On 60 Minutes, President Bush was asked, "Do you think you owe the Iraqi people an apology for not doing a better job?"
Bush eventually answered, "Not at all. I am proud of the efforts we did. We liberated that country from a tyrant."
If Bush stopped there, all he would have been was arrogant. But he kept going: "I think the Iraqi people owe the American people a huge debt of gratitude."
That is inhuman. We destroyed a nation under the false pretense of weapons of mass destruction. Between our invasion and the ensuing civil war, at least 53,000 Iraqi civilians and over 3,000 American soldiers have been killed. Nearly 23,000 US soldiers have been wounded. Tyrants are being hanged, and tyranny is still in the streets.
And the Iraqi people owe us a debt of gratitude?
Bush continued, "I believe most Iraqis express that. I mean, the people understand that we've endured great sacrifice to help them. That's the problem here in America. They wonder whether or not there is a gratitude level that's significant enough in Iraq."
And people thought President Johnson was deluded about Vietnam?
On the same day, on Fox News Sunday, Vice President Dick Cheney sputtered out more lies. Long after bipartisan commissions and committees found no ties between Saddam Hussein's Iraq and 9/11 or Al Qaeda, Cheney was still talking domino theory with the same intensity as Johnson and his minions once did.
"Iraq is just part of the larger war," Cheney said. "It is, in fact, a global war that stretches from Pakistan all the way around to North Africa. We've been engaged in Pakistan. We've been engaged in Afghanistan . . . remember what (Osama) bin Laden's strategy is. He doesn't think he can beat us in the stand-up fight. He thinks he can force us to quit. . . . Iraq is the current central battlefield in that war."
The interviews of Bush and Cheney happened to come on Martin Luther King Day weekend. When King came out against the Vietnam War, he said the Vietnamese must view Americans as "strange liberators." King said, "They watch as we poison their water, as we kill a million acres of their crops. They must weep as the bulldozers roar through their areas preparing to destroy the precious trees. . . we have destroyed their two most cherished institutions: the family and the village. . . What liberators?"
The same can be said of the US involvement in Iraq. To be clear, I am not referring to the vast majority of American soldiers. The soldiers themselves are only following orders of the decider-in-chief. Amid the bloodshed, there are many stories of soldiers helping out individual families in their villages. There are many stories of those people thanking the soldiers.

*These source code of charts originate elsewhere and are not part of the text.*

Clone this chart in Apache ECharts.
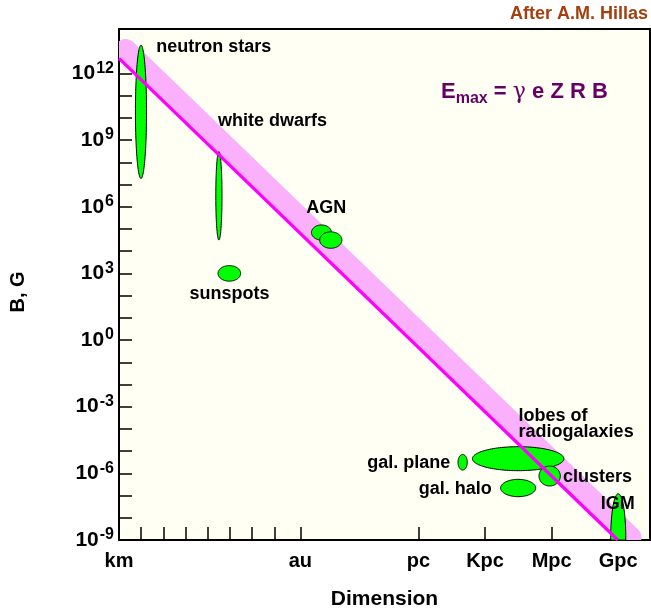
<!DOCTYPE html>
<html><head><meta charset="utf-8">
<script src="https://cdn.jsdelivr.net/npm/echarts@6/dist/echarts.min.js"></script>
<style>html,body{margin:0;padding:0;background:#fff}#c{width:651px;height:608px}</style>
</head><body><div id="c"></div>
<script>
// x: log10(size / m), y: log10(B / G)
const xTickValues = [4, 5, 6, 7, 8, 9, 10, 11.17, 16.49, 19.49, 22.49, 25.49];
const xLabelValues = [3, 11.17, 16.49, 19.49, 22.49, 25.49];
const xLabelNames = ['km', 'au', 'pc', 'Kpc', 'Mpc', 'Gpc'];

// objects (ellipses): centre log R, centre log B, half-width and half-height in decades
const objectNames = ['neutron stars', 'white dwarfs', 'sunspots', 'AGN a', 'AGN b', 'gal. plane', 'lobes', 'gal. halo', 'clusters', 'IGM'];
const objectLogR  = [3.99, 7.50, 7.97, 12.12, 12.54, 18.48, 20.98, 20.98, 22.40, 25.49];
const objectLogB  = [10.27, 6.49, 3.00, 4.84, 4.50, -5.50, -5.34, -6.66, -6.12, -8.90];
const objectHalfR = [0.25, 0.14, 0.51, 0.45, 0.50, 0.21, 2.06, 0.79, 0.48, 0.34];
const objectHalfB = [3.00, 1.99, 0.35, 0.34, 0.37, 0.35, 0.54, 0.39, 0.45, 1.98];

// Hillas line and band (band centre line end points)
const hillasLine = [[3, 12.68], [25.47, -9]];
const hillasBand = [[3.3, 13.07], [26.05, -8.88]];

// annotation texts
const labelTexts = ['neutron stars', 'white dwarfs', 'sunspots', 'AGN', 'lobes of\nradiogalaxies', 'gal. plane', 'gal. halo', 'clusters', 'IGM'];
const labelLogR  = [4.68, 7.46, 6.18, 11.43, 21.0, 17.92, 19.79, 23.0, 24.70];
const labelLogB  = [13.19, 9.86, 2.06, 5.96, -3.80, -5.53, -6.70, -6.18, -7.38];
const labelAlign = ['left', 'left', 'left', 'left', 'left', 'right', 'right', 'left', 'left'];

const FONT = '"Liberation Sans", Arial, Helvetica, sans-serif';
const chart = echarts.init(document.getElementById('c'));

chart.setOption({
  animation: false,
  backgroundColor: '#ffffff',
  grid: {left: 119, right: 1, top: 29, bottom: 68, show: true, backgroundColor: '#fffff4',
         borderColor: '#000', borderWidth: 2, outerBoundsMode: 'none'},
  xAxis: {
    type: 'value', min: 3, max: 26.92,
    axisLine: {onZero: false, lineStyle: {color: '#000', width: 2}},
    axisTick: {inside: true, length: 13, customValues: xTickValues, lineStyle: {color: '#000', width: 1.5}},
    axisLabel: {customValues: xLabelValues, margin: 11, color: '#000', fontSize: 20, fontWeight: 'bold', fontFamily: FONT,
      formatter: v => { const i = xLabelValues.findIndex(x => Math.abs(x - v) < 1e-6); return i >= 0 ? xLabelNames[i] : ''; }},
    splitLine: {show: false},
    name: 'Dimension', nameLocation: 'middle', nameGap: 49,
    nameTextStyle: {color: '#000', fontSize: 21, fontWeight: 'bold', fontFamily: FONT}
  },
  yAxis: {
    type: 'value', min: -9, max: 14, interval: 1,
    axisLine: {onZero: false, lineStyle: {color: '#000', width: 2}},
    axisTick: {inside: true, length: 13, lineStyle: {color: '#000', width: 1.5}},
    axisLabel: {margin: 5, color: '#000', fontFamily: FONT,
      formatter: v => { const n = Math.round(v); return n % 3 === 0 ? '{b|10}{s|' + n + '}' : ''; },
      rich: {
        b: {fontSize: 21, fontWeight: 'bold', fontFamily: FONT, color: '#000', lineHeight: 26, verticalAlign: 'middle'},
        s: {fontSize: 16, fontWeight: 'bold', fontFamily: FONT, color: '#000', lineHeight: 12, verticalAlign: 'top', padding: [0, 0, 0, 1]}
      }},
    splitLine: {show: false}
  },
  graphic: [
    {type: 'text', right: 3, top: 5, style: {text: 'After A.M. Hillas', fill: '#a3400f', font: 'bold 18px ' + FONT}},
    {type: 'text', x: 18, y: 292, rotation: Math.PI / 2,
     style: {text: 'B, G', fill: '#000', font: 'bold 20px ' + FONT, align: 'center', verticalAlign: 'middle'}},
    {type: 'text', left: 441, top: 81, style: {
      text: '{e|E}{s|max}{r| = }{g|γ}{r| e Z R B}',
      rich: {
        e: {fill: '#660066', fontSize: 22, fontWeight: 'bold', fontFamily: FONT, lineHeight: 30, verticalAlign: 'middle'},
        s: {fill: '#660066', fontSize: 16, fontWeight: 'bold', fontFamily: FONT, lineHeight: 14, verticalAlign: 'bottom'},
        r: {fill: '#660066', fontSize: 22, fontWeight: 'bold', fontFamily: FONT, lineHeight: 30, verticalAlign: 'middle'},
        g: {fill: '#660066', fontSize: 22, fontFamily: '"DejaVu Serif", serif', lineHeight: 30, verticalAlign: 'middle'}
      }}}
  ],
  series: [
    {type: 'custom', z: 1, silent: true, clip: true,
     data: [[hillasBand[0][0], hillasBand[0][1], hillasBand[1][0], hillasBand[1][1]]],
     renderItem: (params, api) => {
       const a = api.coord([api.value(0), api.value(1)]);
       const b = api.coord([api.value(2), api.value(3)]);
       return {type: 'line', shape: {x1: a[0], y1: a[1], x2: b[0], y2: b[1]},
               style: {stroke: '#fbb0fb', lineWidth: 21.5, lineCap: 'round'}};
     }},
    {type: 'custom', z: 2, silent: true, clip: true,
     data: objectNames.map((n, i) => [objectLogR[i], objectLogB[i], objectHalfR[i], objectHalfB[i]]),
     renderItem: (params, api) => {
       const c = api.coord([api.value(0), api.value(1)]);
       const s = api.size([api.value(2), api.value(3)]);
       const cs = params.coordSys;
       const top = cs.y, bottom = cs.y + cs.height;
       const pts = [];
       for (let k = 0; k < 120; k++) {
         const t = k / 120 * 2 * Math.PI;
         const x = c[0] + s[0] * Math.cos(t);
         const y = Math.min(bottom, Math.max(top, c[1] + s[1] * Math.sin(t)));
         pts.push([x, y]);
       }
       return {type: 'polygon', shape: {points: pts}, style: {fill: '#00ff00', stroke: '#000', lineWidth: 1}};
     }},
    {type: 'line', z: 3, data: hillasLine, symbol: 'none', silent: true, clip: true,
     lineStyle: {color: '#ff00ff', width: 3.2}},
    {type: 'custom', z: 4, silent: true,
     data: labelTexts.map((t, i) => [labelLogR[i], labelLogB[i], i]),
     renderItem: (params, api) => {
       const i = api.value(2);
       const c = api.coord([api.value(0), api.value(1)]);
       return {type: 'text', x: c[0], y: c[1], style: {text: labelTexts[i], fill: '#000',
         font: 'bold 18px ' + FONT, align: labelAlign[i], verticalAlign: 'middle', lineHeight: 16}};
     }}
  ]
});
</script></body></html>
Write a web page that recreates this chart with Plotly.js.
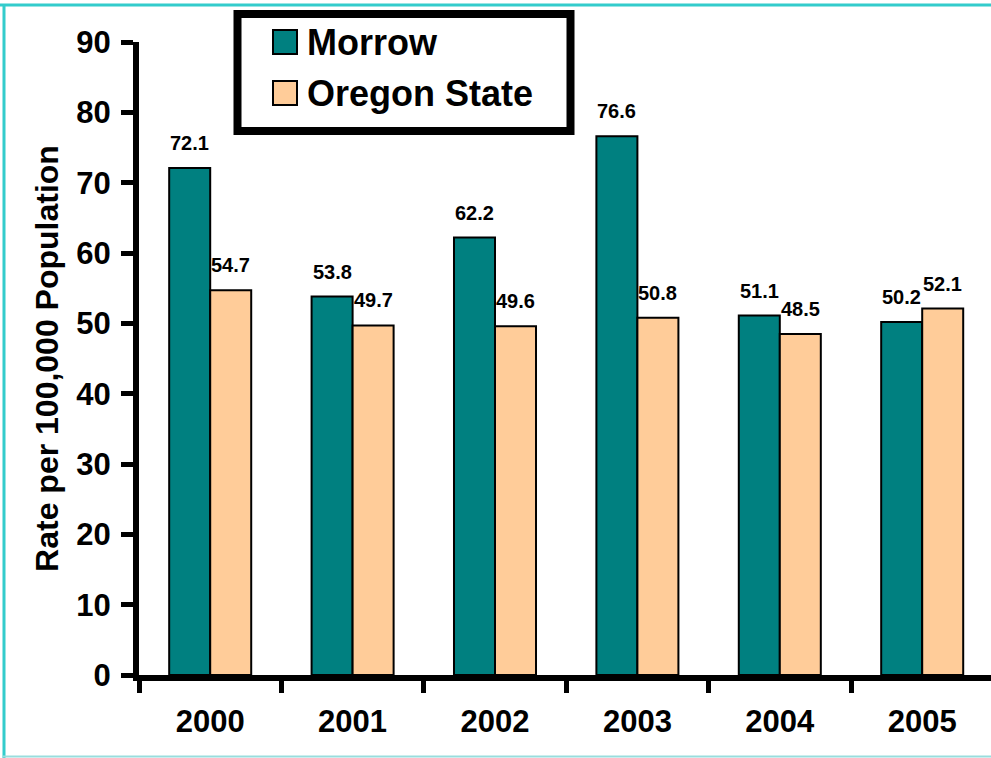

But Bush's "gratitude gap" is reminiscent of 1967, when Johnson sent special assistant Robert Komer to South Vietnam for several weeks to report on the mood of the country. Komer wrote an upbeat memorandum that said, "Wastefully, expensively, but nonetheless indisputably, we are winning the war in the South." After saying that all the men, money, and resources were in place to "achieve success," Komer added:
"Lastly, that vital intangible -- the mood of the people -- is changing for the better . . . a 'victory psychology' is beginning to emerge in Vietnam. I saw it everywhere I went -- in the confidence shown by GVN (Government of Vietnam) officers and officials high and low in the 10 provinces I visited, in the growing traffic on the roads, the increased pace of economic activity, the tone of the press, and the way in which more civilians are emerging to take part in the political process.
"This optimism is shared by most US military and civilians; the chief remaining doubters are a large segment of the US press corps and many of the US officials concerned with pacification. To my mind many of this latter group fail to see the forest for all the trees."
Forty years later, Bush is even further removed from reality. Polls of Iraqis themselves, including one done last fall by the State Department, show that they want a pullout of US troops. Bush cannot claim a "victory psychology" is beginning to emerge. Instead, he scolds the Iraqis for not being grateful for his destruction. That is a sign of a president so lost in the forest, he no longer recognizes a tree.